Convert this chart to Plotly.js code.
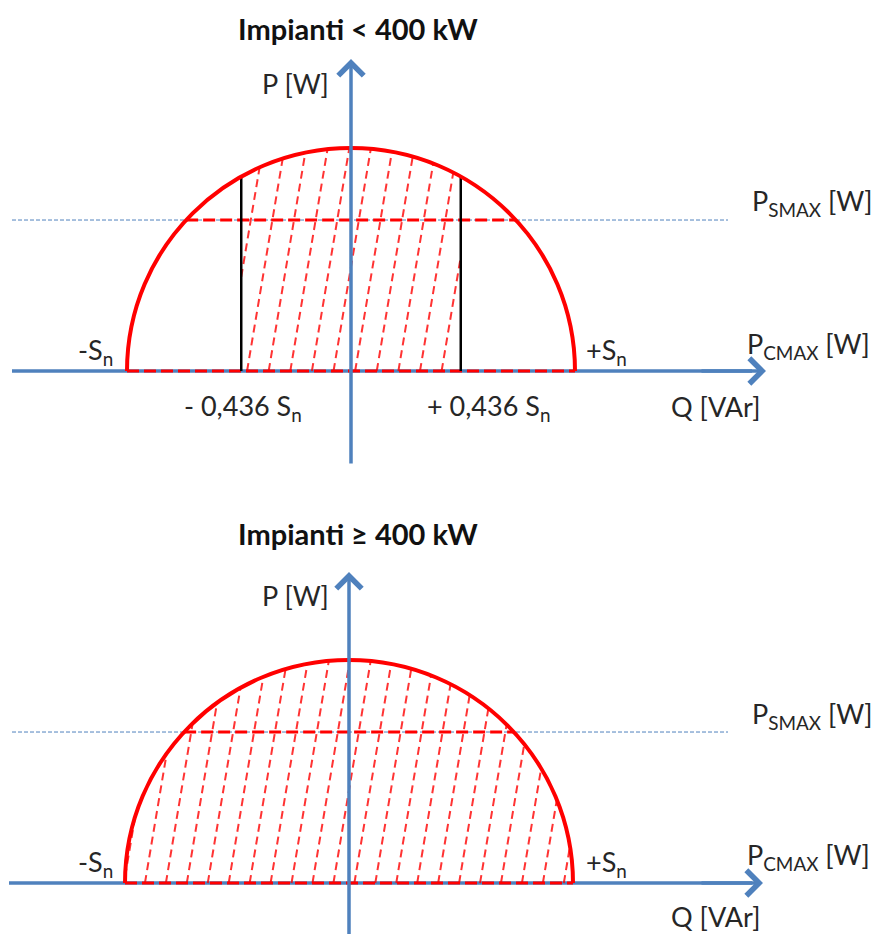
<!DOCTYPE html>
<html><head><meta charset="utf-8">
<script src="https://cdn.plot.ly/plotly-3.0.1.min.js"></script>
<style>html,body{margin:0;padding:0;background:#fff}</style>
</head><body><div id="chart" style="width:879px;height:934px"></div>
<script>
// ---- data ----
const chartTitles = ['Impianti < 400 kW', 'Impianti \u2265 400 kW'];
const nominalS = 1;                  // Sn: radius of the capability semicircle
const pSmaxLevel = [0.677, 0.677];   // P_SMAX level (fraction of Sn)
const qLimit = [0.49, 1.0];          // reactive-power limit of the hatched area (fraction of Sn)
const hasLimitLines = [true, false];
const pLabel = 'P [W]';
const qLabel = 'Q [VAr]';
const smaxLabel = 'P<sub>SMAX</sub> [W]';
const cmaxLabel = 'P<sub>CMAX</sub> [W]';
const snLabels = ['-S<sub>n</sub>', '+S<sub>n</sub>'];
const limitLabels = ['- 0,436 S<sub>n</sub>', '+ 0,436 S<sub>n</sub>'];

// ---- layout helpers (pixel geometry of the two diagrams) ----
const W = 879, H = 934;
const sx = 224, sy = 223;
const centers = [{cx: 351, cy: 371}, {cx: 349, cy: 883}];
const hatchStart = [-0.464, -0.911], hatchStep = [0.0965, 0.0935], hatchSlope = 0.167;
const axBlue = '#4F81BD', red = '#FF0000', txt = '#262626';
const fontFam = 'Lato, "Open Sans", sans-serif';

const traces = [], shapes = [], annotations = [];
function px(i, X) { return (X - centers[i].cx) / sx; }
function py(i, Y) { return (centers[i].cy - Y) / sy; }

[0, 1].forEach(i => {
  const xa = i === 0 ? 'x' : 'x2', ya = i === 0 ? 'y' : 'y2';
  const S = nominalS, ps = pSmaxLevel[i], L = qLimit[i] * S;
  const base = {xaxis: xa, yaxis: ya, mode: 'lines', hoverinfo: 'skip', showlegend: false};
  // horizontal axis
  traces.push(Object.assign({}, base, {x: [px(i, i ? 9 : 12), px(i, 752)], y: [0, 0],
    line: {color: axBlue, width: 3.5}}));
  // P_SMAX thin blue dashed line
  traces.push(Object.assign({}, base, {x: [px(i, 12), px(i, 728)], y: [ps, ps],
    line: {color: axBlue, width: 1, dash: '4px,2px'}}));
  // hatching
  const hx = [], hy = [], k = hatchSlope;
  for (let q0 = hatchStart[i] - 8 * hatchStep[i]; q0 < S; q0 += hatchStep[i]) {
    const a = 1 + k * k, b = 2 * k * q0, c = q0 * q0 - S * S;
    const d = b * b - 4 * a * c; if (d <= 0) continue;
    let lo = Math.max(0, (-b - Math.sqrt(d)) / (2 * a), (-L - q0) / k);
    let hi = Math.min((-b + Math.sqrt(d)) / (2 * a), (L - q0) / k);
    if (hi - lo < 0.01) continue;
    hx.push(q0 + k * lo, q0 + k * hi, null); hy.push(lo, hi, null);
  }
  traces.push(Object.assign({}, base, {x: hx, y: hy, connectgaps: false,
    line: {color: 'rgba(255,0,0,0.8)', width: 2, dash: '8px,5px'}}));
  // red dashed P_SMAX and bottom lines
  const qs = Math.sqrt(S * S - ps * ps);
  traces.push(Object.assign({}, base, {x: [-qs, qs], y: [ps, ps],
    line: {color: red, width: 3, dash: '12px,5px'}}));
  traces.push(Object.assign({}, base, {x: [-S, S], y: [0, 0],
    line: {color: red, width: 3, dash: '12px,5px'}}));
  // black limit lines
  if (hasLimitLines[i]) {
    const pl = Math.sqrt(S * S - L * L);
    traces.push(Object.assign({}, base, {x: [-L, -L, null, L, L], y: [0, pl, null, 0, pl],
      line: {color: '#000', width: 2.5}}));
  }
  // semicircle
  const cc = 0.5523;
  shapes.push({type: 'path', xref: xa, yref: ya, layer: 'above',
    path: `M ${-S},0 C ${-S},${cc * S} ${-cc * S},${S} 0,${S} C ${cc * S},${S} ${S},${cc * S} ${S},0`,
    line: {color: red, width: 4}});
  // axis arrows
  annotations.push({xref: xa, yref: ya, axref: xa, ayref: ya, x: 0, y: py(i, i ? 572 : 59),
    ax: 0, ay: py(i, i ? 940 : 465), text: '', showarrow: true, arrowhead: 4, arrowsize: 1.4,
    arrowwidth: 3.5, arrowcolor: axBlue});
  annotations.push({xref: xa, yref: ya, axref: xa, ayref: ya, x: px(i, i ? 763 : 766), y: 0,
    ax: px(i, 700), ay: 0, text: '', showarrow: true, arrowhead: 4, arrowsize: 1.4,
    arrowwidth: 3.5, arrowcolor: axBlue});
});

function label(text, X, Y, size, bold, anchor) {
  annotations.push({xref: 'paper', yref: 'paper', x: X / W, y: 1 - Y / H, text: bold ? '<b>' + text + '</b>' : text,
    showarrow: false, xanchor: anchor || 'center', yanchor: 'middle',
    font: {family: fontFam, size: size, color: bold ? '#111' : txt}});
}
const fs = 27, ts = 29;
// top diagram
label(chartTitles[0], 358, 28, ts, true);
label(pLabel, 295, 83, fs);
label(smaxLabel, 750, 203, fs, false, 'left');
label(snLabels[0], 95, 352, fs);
label(snLabels[1], 606, 352, fs);
label(cmaxLabel, 745, 345, fs, false, 'left');
label(limitLabels[0], 243, 408, fs);
label(limitLabels[1], 488, 408, fs);
label(qLabel, 715, 407, fs);
// bottom diagram
label(chartTitles[1], 358, 533, ts, true);
label(pLabel, 295, 595, fs);
label(smaxLabel, 750, 715, fs, false, 'left');
label(snLabels[0], 95, 863, fs);
label(snLabels[1], 606, 863, fs);
label(cmaxLabel, 745, 856, fs, false, 'left');
label(qLabel, 715, 916, fs);

const hidden = {visible: false, fixedrange: true};
const layout = {
  width: W, height: H, margin: {l: 0, r: 0, t: 0, b: 0},
  paper_bgcolor: '#fff', plot_bgcolor: '#fff', showlegend: false,
  xaxis: Object.assign({range: [px(0, 0), px(0, W)], anchor: 'y'}, hidden),
  yaxis: Object.assign({range: [py(0, H), py(0, 0)], anchor: 'x'}, hidden),
  xaxis2: Object.assign({range: [px(1, 0), px(1, W)], anchor: 'y2', overlaying: 'x'}, hidden),
  yaxis2: Object.assign({range: [py(1, H), py(1, 0)], anchor: 'x2', overlaying: 'y'}, hidden),
  shapes: shapes, annotations: annotations
};
Plotly.newPlot('chart', traces, layout, {displayModeBar: false, staticPlot: true});
</script></body></html>
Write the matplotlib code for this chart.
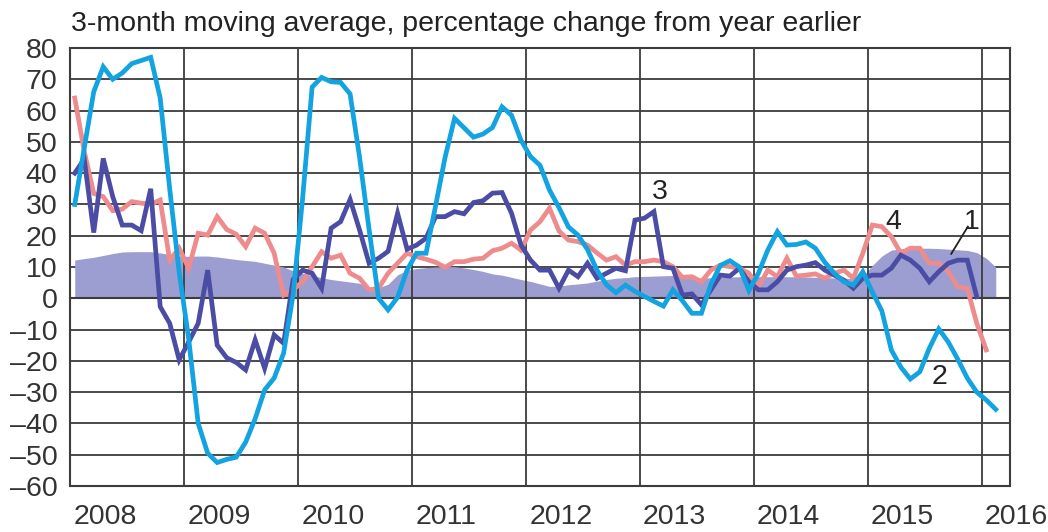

▸ **What you should do**
Repeat all of the data above word for word, minus the pictures.

▸ **The completed task**
Convert this chart to Plotly.js code.
<!DOCTYPE html>
<html><head><meta charset="utf-8">
<script src="https://cdn.plot.ly/plotly-3.0.1.min.js"></script>
<style>html,body{margin:0;padding:0;background:#fff}</style>
</head><body><div id="chart" style="width:879px;height:934px"></div>
<script>
// ---- data ----
const chartTitles = ['Impianti < 400 kW', 'Impianti \u2265 400 kW'];
const nominalS = 1;                  // Sn: radius of the capability semicircle
const pSmaxLevel = [0.677, 0.677];   // P_SMAX level (fraction of Sn)
const qLimit = [0.49, 1.0];          // reactive-power limit of the hatched area (fraction of Sn)
const hasLimitLines = [true, false];
const pLabel = 'P [W]';
const qLabel = 'Q [VAr]';
const smaxLabel = 'P<sub>SMAX</sub> [W]';
const cmaxLabel = 'P<sub>CMAX</sub> [W]';
const snLabels = ['-S<sub>n</sub>', '+S<sub>n</sub>'];
const limitLabels = ['- 0,436 S<sub>n</sub>', '+ 0,436 S<sub>n</sub>'];

// ---- layout helpers (pixel geometry of the two diagrams) ----
const W = 879, H = 934;
const sx = 224, sy = 223;
const centers = [{cx: 351, cy: 371}, {cx: 349, cy: 883}];
const hatchStart = [-0.464, -0.911], hatchStep = [0.0965, 0.0935], hatchSlope = 0.167;
const axBlue = '#4F81BD', red = '#FF0000', txt = '#262626';
const fontFam = 'Lato, "Open Sans", sans-serif';

const traces = [], shapes = [], annotations = [];
function px(i, X) { return (X - centers[i].cx) / sx; }
function py(i, Y) { return (centers[i].cy - Y) / sy; }

[0, 1].forEach(i => {
  const xa = i === 0 ? 'x' : 'x2', ya = i === 0 ? 'y' : 'y2';
  const S = nominalS, ps = pSmaxLevel[i], L = qLimit[i] * S;
  const base = {xaxis: xa, yaxis: ya, mode: 'lines', hoverinfo: 'skip', showlegend: false};
  // horizontal axis
  traces.push(Object.assign({}, base, {x: [px(i, i ? 9 : 12), px(i, 752)], y: [0, 0],
    line: {color: axBlue, width: 3.5}}));
  // P_SMAX thin blue dashed line
  traces.push(Object.assign({}, base, {x: [px(i, 12), px(i, 728)], y: [ps, ps],
    line: {color: axBlue, width: 1, dash: '4px,2px'}}));
  // hatching
  const hx = [], hy = [], k = hatchSlope;
  for (let q0 = hatchStart[i] - 8 * hatchStep[i]; q0 < S; q0 += hatchStep[i]) {
    const a = 1 + k * k, b = 2 * k * q0, c = q0 * q0 - S * S;
    const d = b * b - 4 * a * c; if (d <= 0) continue;
    let lo = Math.max(0, (-b - Math.sqrt(d)) / (2 * a), (-L - q0) / k);
    let hi = Math.min((-b + Math.sqrt(d)) / (2 * a), (L - q0) / k);
    if (hi - lo < 0.01) continue;
    hx.push(q0 + k * lo, q0 + k * hi, null); hy.push(lo, hi, null);
  }
  traces.push(Object.assign({}, base, {x: hx, y: hy, connectgaps: false,
    line: {color: 'rgba(255,0,0,0.8)', width: 2, dash: '8px,5px'}}));
  // red dashed P_SMAX and bottom lines
  const qs = Math.sqrt(S * S - ps * ps);
  traces.push(Object.assign({}, base, {x: [-qs, qs], y: [ps, ps],
    line: {color: red, width: 3, dash: '12px,5px'}}));
  traces.push(Object.assign({}, base, {x: [-S, S], y: [0, 0],
    line: {color: red, width: 3, dash: '12px,5px'}}));
  // black limit lines
  if (hasLimitLines[i]) {
    const pl = Math.sqrt(S * S - L * L);
    traces.push(Object.assign({}, base, {x: [-L, -L, null, L, L], y: [0, pl, null, 0, pl],
      line: {color: '#000', width: 2.5}}));
  }
  // semicircle
  const cc = 0.5523;
  shapes.push({type: 'path', xref: xa, yref: ya, layer: 'above',
    path: `M ${-S},0 C ${-S},${cc * S} ${-cc * S},${S} 0,${S} C ${cc * S},${S} ${S},${cc * S} ${S},0`,
    line: {color: red, width: 4}});
  // axis arrows
  annotations.push({xref: xa, yref: ya, axref: xa, ayref: ya, x: 0, y: py(i, i ? 572 : 59),
    ax: 0, ay: py(i, i ? 940 : 465), text: '', showarrow: true, arrowhead: 4, arrowsize: 1.4,
    arrowwidth: 3.5, arrowcolor: axBlue});
  annotations.push({xref: xa, yref: ya, axref: xa, ayref: ya, x: px(i, i ? 763 : 766), y: 0,
    ax: px(i, 700), ay: 0, text: '', showarrow: true, arrowhead: 4, arrowsize: 1.4,
    arrowwidth: 3.5, arrowcolor: axBlue});
});

function label(text, X, Y, size, bold, anchor) {
  annotations.push({xref: 'paper', yref: 'paper', x: X / W, y: 1 - Y / H, text: bold ? '<b>' + text + '</b>' : text,
    showarrow: false, xanchor: anchor || 'center', yanchor: 'middle',
    font: {family: fontFam, size: size, color: bold ? '#111' : txt}});
}
const fs = 27, ts = 29;
// top diagram
label(chartTitles[0], 358, 28, ts, true);
label(pLabel, 295, 83, fs);
label(smaxLabel, 750, 203, fs, false, 'left');
label(snLabels[0], 95, 352, fs);
label(snLabels[1], 606, 352, fs);
label(cmaxLabel, 745, 345, fs, false, 'left');
label(limitLabels[0], 243, 408, fs);
label(limitLabels[1], 488, 408, fs);
label(qLabel, 715, 407, fs);
// bottom diagram
label(chartTitles[1], 358, 533, ts, true);
label(pLabel, 295, 595, fs);
label(smaxLabel, 750, 715, fs, false, 'left');
label(snLabels[0], 95, 863, fs);
label(snLabels[1], 606, 863, fs);
label(cmaxLabel, 745, 856, fs, false, 'left');
label(qLabel, 715, 916, fs);

const hidden = {visible: false, fixedrange: true};
const layout = {
  width: W, height: H, margin: {l: 0, r: 0, t: 0, b: 0},
  paper_bgcolor: '#fff', plot_bgcolor: '#fff', showlegend: false,
  xaxis: Object.assign({range: [px(0, 0), px(0, W)], anchor: 'y'}, hidden),
  yaxis: Object.assign({range: [py(0, H), py(0, 0)], anchor: 'x'}, hidden),
  xaxis2: Object.assign({range: [px(1, 0), px(1, W)], anchor: 'y2', overlaying: 'x'}, hidden),
  yaxis2: Object.assign({range: [py(1, H), py(1, 0)], anchor: 'x2', overlaying: 'y'}, hidden),
  shapes: shapes, annotations: annotations
};
Plotly.newPlot('chart', traces, layout, {displayModeBar: false, staticPlot: true});
</script></body></html>
Write the matplotlib code for this chart.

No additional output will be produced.